Exercise brief: The listing below must be repeated word for word, with its images excluded.

##### Source material

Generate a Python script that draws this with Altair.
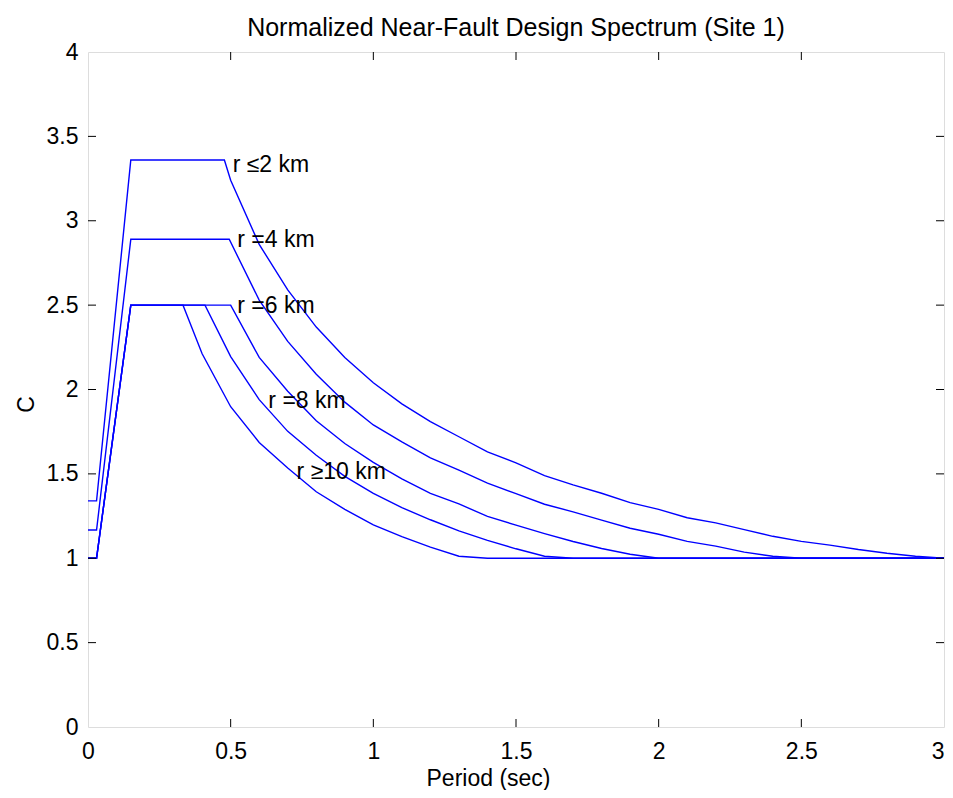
import altair as alt
import pandas as pd

# ---- data ----
t_r2 = [0, 0.03, 0.15, 0.478, 0.5, 0.6, 0.7, 0.8, 0.9, 1.0, 1.1, 1.2, 1.3, 1.4, 1.5,
        1.6, 1.7, 1.8, 1.9, 2.0, 2.1, 2.2, 2.3, 2.4, 2.5, 2.6, 2.7, 2.8, 2.9, 3.0]
c_r2 = [1.34, 1.34, 3.36, 3.36, 3.24, 2.86, 2.59, 2.37, 2.19, 2.04, 1.915, 1.81, 1.72, 1.63, 1.565,
        1.49, 1.435, 1.385, 1.33, 1.29, 1.24, 1.21, 1.17, 1.13, 1.10, 1.078, 1.052, 1.03, 1.012, 1.0]

t_r4 = [0, 0.03, 0.15, 0.495, 0.6, 0.7, 0.8, 0.9, 1.0, 1.1, 1.2, 1.3, 1.4, 1.5,
        1.6, 1.7, 1.8, 1.9, 2.0, 2.1, 2.2, 2.3, 2.4, 2.5, 3.0]
c_r4 = [1.167, 1.167, 2.89, 2.89, 2.53, 2.285, 2.09, 1.925, 1.79, 1.69, 1.595, 1.522, 1.445, 1.383,
        1.32, 1.275, 1.226, 1.178, 1.142, 1.10, 1.072, 1.036, 1.012, 1.0, 1.0]

t_r6 = [0, 0.03, 0.15, 0.5, 0.6, 0.7, 0.8, 0.9, 1.0, 1.1, 1.2, 1.3, 1.4, 1.5,
        1.6, 1.7, 1.8, 1.9, 2.0, 3.0]
c_r6 = [1.0, 1.0, 2.5, 2.5, 2.19, 1.99, 1.815, 1.68, 1.568, 1.47, 1.385, 1.322, 1.248, 1.196,
        1.146, 1.099, 1.058, 1.024, 1.0, 1.0]

t_r8 = [0, 0.03, 0.15, 0.41, 0.5, 0.6, 0.7, 0.8, 0.9, 1.0, 1.1, 1.2, 1.3, 1.4, 1.5, 1.6, 1.7, 3.0]
c_r8 = [1.0, 1.0, 2.5, 2.5, 2.195, 1.94, 1.752, 1.61, 1.485, 1.384, 1.30, 1.228, 1.162, 1.106,
        1.056, 1.012, 1.0, 1.0]

t_r10 = [0, 0.03, 0.15, 0.333, 0.4, 0.5, 0.6, 0.7, 0.8, 0.9, 1.0, 1.1, 1.2, 1.3, 1.4, 3.0]
c_r10 = [1.0, 1.0, 2.5, 2.5, 2.212, 1.898, 1.686, 1.535, 1.394, 1.29, 1.198, 1.128, 1.066, 1.012,
         1.0, 1.0]

label_text = ["r \u22642 km", "r =4 km", "r =6 km", "r =8 km", "r \u226510 km"]
label_t = [0.507, 0.523, 0.523, 0.632, 0.731]
label_c = [3.33, 2.886, 2.495, 1.934, 1.513]

x_ticks = [0, 0.5, 1, 1.5, 2, 2.5, 3]
y_ticks = [0, 0.5, 1, 1.5, 2, 2.5, 3, 3.5, 4]

# ---- build tables ----
rows = []
for name, ts, cs in [("r2", t_r2, c_r2), ("r4", t_r4, c_r4), ("r6", t_r6, c_r6),
                     ("r8", t_r8, c_r8), ("r10", t_r10, c_r10)]:
    for i, (t, c) in enumerate(zip(ts, cs)):
        rows.append({"series": name, "T": t, "C": c, "i": i})
df = pd.DataFrame(rows)
lab = pd.DataFrame({"T": label_t, "C": label_c, "text": label_text})
xt = pd.DataFrame({"t": x_ticks[1:-1]})
yt = pd.DataFrame({"t": y_ticks[1:-1]})

W, H = 856, 675
FONT = "Liberation Sans"
FS = 23
TL = 8

xs = alt.Scale(domain=[0, 3], nice=False, zero=False)
ys = alt.Scale(domain=[0, 4], nice=False, zero=False)

lines = alt.Chart(df).mark_line(color="#0000ff", strokeWidth=1.4).encode(
    x=alt.X("T:Q", scale=xs,
            axis=alt.Axis(title="Period (sec)", values=x_ticks, format="~g", grid=False,
                          ticks=False, domain=False, labelFontSize=FS, labelFont=FONT,
                          labelColor="black", labelPadding=13, titleFontSize=FS,
                          titleFont=FONT, titleFontWeight="normal", titleColor="black",
                          titlePadding=4, titleX=400, labelFlush=False,
                          labelAlign={"condition": {"test": "datum.value == 3", "value": "right"},
                                      "value": "center"})),
    y=alt.Y("C:Q", scale=ys,
            axis=alt.Axis(title="C", values=y_ticks, format="~g", grid=False,
                          ticks=False, domain=False, labelFontSize=FS, labelFont=FONT,
                          labelColor="black", labelPadding=10, titleFontSize=FS,
                          titleFont=FONT, titleFontWeight="normal", titleColor="black",
                          titlePadding=8, titleY=352, labelFlush=False)),
    detail="series:N",
    order="i:Q",
)

texts = alt.Chart(lab).mark_text(align="left", baseline="middle", fontSize=FS, font=FONT,
                                 color="black").encode(
    x=alt.X("T:Q", scale=xs), y=alt.Y("C:Q", scale=ys), text="text:N")

bt = alt.Chart(xt).mark_rule(color="black", strokeWidth=1).encode(
    x=alt.X("t:Q", scale=xs), y=alt.value(H), y2=alt.value(H - TL))
tt = alt.Chart(xt).mark_rule(color="black", strokeWidth=1).encode(
    x=alt.X("t:Q", scale=xs), y=alt.value(0), y2=alt.value(TL))
lt = alt.Chart(yt).mark_rule(color="black", strokeWidth=1).encode(
    y=alt.Y("t:Q", scale=ys), x=alt.value(0), x2=alt.value(TL))
rt = alt.Chart(yt).mark_rule(color="black", strokeWidth=1).encode(
    y=alt.Y("t:Q", scale=ys), x=alt.value(W), x2=alt.value(W - TL))

chart = alt.layer(lines, texts, bt, tt, lt, rt).properties(
    width=W, height=H,
    title=alt.TitleParams("Normalized Near-Fault Design Spectrum (Site 1)", fontSize=25,
                          font=FONT, fontWeight="normal", color="black", offset=10, dy=10),
    autosize=alt.AutoSizeParams(type="none"),
    padding={"left": 80, "top": 44, "right": 1, "bottom": 63},
).configure_view(stroke="black", strokeWidth=1.6).configure(background="white")

chart.save("out.html", embed_options={"renderer": "svg", "actions": False})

##########

Task result:
Generate a Python script that draws this with Altair.
import altair as alt
import pandas as pd

# ---- data ----
t_r2 = [0, 0.03, 0.15, 0.478, 0.5, 0.6, 0.7, 0.8, 0.9, 1.0, 1.1, 1.2, 1.3, 1.4, 1.5,
        1.6, 1.7, 1.8, 1.9, 2.0, 2.1, 2.2, 2.3, 2.4, 2.5, 2.6, 2.7, 2.8, 2.9, 3.0]
c_r2 = [1.34, 1.34, 3.36, 3.36, 3.24, 2.86, 2.59, 2.37, 2.19, 2.04, 1.915, 1.81, 1.72, 1.63, 1.565,
        1.49, 1.435, 1.385, 1.33, 1.29, 1.24, 1.21, 1.17, 1.13, 1.10, 1.078, 1.052, 1.03, 1.012, 1.0]

t_r4 = [0, 0.03, 0.15, 0.495, 0.6, 0.7, 0.8, 0.9, 1.0, 1.1, 1.2, 1.3, 1.4, 1.5,
        1.6, 1.7, 1.8, 1.9, 2.0, 2.1, 2.2, 2.3, 2.4, 2.5, 3.0]
c_r4 = [1.167, 1.167, 2.89, 2.89, 2.53, 2.285, 2.09, 1.925, 1.79, 1.69, 1.595, 1.522, 1.445, 1.383,
        1.32, 1.275, 1.226, 1.178, 1.142, 1.10, 1.072, 1.036, 1.012, 1.0, 1.0]

t_r6 = [0, 0.03, 0.15, 0.5, 0.6, 0.7, 0.8, 0.9, 1.0, 1.1, 1.2, 1.3, 1.4, 1.5,
        1.6, 1.7, 1.8, 1.9, 2.0, 3.0]
c_r6 = [1.0, 1.0, 2.5, 2.5, 2.19, 1.99, 1.815, 1.68, 1.568, 1.47, 1.385, 1.322, 1.248, 1.196,
        1.146, 1.099, 1.058, 1.024, 1.0, 1.0]

t_r8 = [0, 0.03, 0.15, 0.41, 0.5, 0.6, 0.7, 0.8, 0.9, 1.0, 1.1, 1.2, 1.3, 1.4, 1.5, 1.6, 1.7, 3.0]
c_r8 = [1.0, 1.0, 2.5, 2.5, 2.195, 1.94, 1.752, 1.61, 1.485, 1.384, 1.30, 1.228, 1.162, 1.106,
        1.056, 1.012, 1.0, 1.0]

t_r10 = [0, 0.03, 0.15, 0.333, 0.4, 0.5, 0.6, 0.7, 0.8, 0.9, 1.0, 1.1, 1.2, 1.3, 1.4, 3.0]
c_r10 = [1.0, 1.0, 2.5, 2.5, 2.212, 1.898, 1.686, 1.535, 1.394, 1.29, 1.198, 1.128, 1.066, 1.012,
         1.0, 1.0]

label_text = ["r \u22642 km", "r =4 km", "r =6 km", "r =8 km", "r \u226510 km"]
label_t = [0.507, 0.523, 0.523, 0.632, 0.731]
label_c = [3.33, 2.886, 2.495, 1.934, 1.513]

x_ticks = [0, 0.5, 1, 1.5, 2, 2.5, 3]
y_ticks = [0, 0.5, 1, 1.5, 2, 2.5, 3, 3.5, 4]

# ---- build tables ----
rows = []
for name, ts, cs in [("r2", t_r2, c_r2), ("r4", t_r4, c_r4), ("r6", t_r6, c_r6),
                     ("r8", t_r8, c_r8), ("r10", t_r10, c_r10)]:
    for i, (t, c) in enumerate(zip(ts, cs)):
        rows.append({"series": name, "T": t, "C": c, "i": i})
df = pd.DataFrame(rows)
lab = pd.DataFrame({"T": label_t, "C": label_c, "text": label_text})
xt = pd.DataFrame({"t": x_ticks[1:-1]})
yt = pd.DataFrame({"t": y_ticks[1:-1]})

W, H = 856, 675
FONT = "Liberation Sans"
FS = 23
TL = 8

xs = alt.Scale(domain=[0, 3], nice=False, zero=False)
ys = alt.Scale(domain=[0, 4], nice=False, zero=False)

lines = alt.Chart(df).mark_line(color="#0000ff", strokeWidth=1.4).encode(
    x=alt.X("T:Q", scale=xs,
            axis=alt.Axis(title="Period (sec)", values=x_ticks, format="~g", grid=False,
                          ticks=False, domain=False, labelFontSize=FS, labelFont=FONT,
                          labelColor="black", labelPadding=13, titleFontSize=FS,
                          titleFont=FONT, titleFontWeight="normal", titleColor="black",
                          titlePadding=4, titleX=400, labelFlush=False,
                          labelAlign={"condition": {"test": "datum.value == 3", "value": "right"},
                                      "value": "center"})),
    y=alt.Y("C:Q", scale=ys,
            axis=alt.Axis(title="C", values=y_ticks, format="~g", grid=False,
                          ticks=False, domain=False, labelFontSize=FS, labelFont=FONT,
                          labelColor="black", labelPadding=10, titleFontSize=FS,
                          titleFont=FONT, titleFontWeight="normal", titleColor="black",
                          titlePadding=8, titleY=352, labelFlush=False)),
    detail="series:N",
    order="i:Q",
)

texts = alt.Chart(lab).mark_text(align="left", baseline="middle", fontSize=FS, font=FONT,
                                 color="black").encode(
    x=alt.X("T:Q", scale=xs), y=alt.Y("C:Q", scale=ys), text="text:N")

bt = alt.Chart(xt).mark_rule(color="black", strokeWidth=1).encode(
    x=alt.X("t:Q", scale=xs), y=alt.value(H), y2=alt.value(H - TL))
tt = alt.Chart(xt).mark_rule(color="black", strokeWidth=1).encode(
    x=alt.X("t:Q", scale=xs), y=alt.value(0), y2=alt.value(TL))
lt = alt.Chart(yt).mark_rule(color="black", strokeWidth=1).encode(
    y=alt.Y("t:Q", scale=ys), x=alt.value(0), x2=alt.value(TL))
rt = alt.Chart(yt).mark_rule(color="black", strokeWidth=1).encode(
    y=alt.Y("t:Q", scale=ys), x=alt.value(W), x2=alt.value(W - TL))

chart = alt.layer(lines, texts, bt, tt, lt, rt).properties(
    width=W, height=H,
    title=alt.TitleParams("Normalized Near-Fault Design Spectrum (Site 1)", fontSize=25,
                          font=FONT, fontWeight="normal", color="black", offset=10, dy=10),
    autosize=alt.AutoSizeParams(type="none"),
    padding={"left": 80, "top": 44, "right": 1, "bottom": 63},
).configure_view(stroke="black", strokeWidth=1.6).configure(background="white")

chart.save("out.html", embed_options={"renderer": "svg", "actions": False})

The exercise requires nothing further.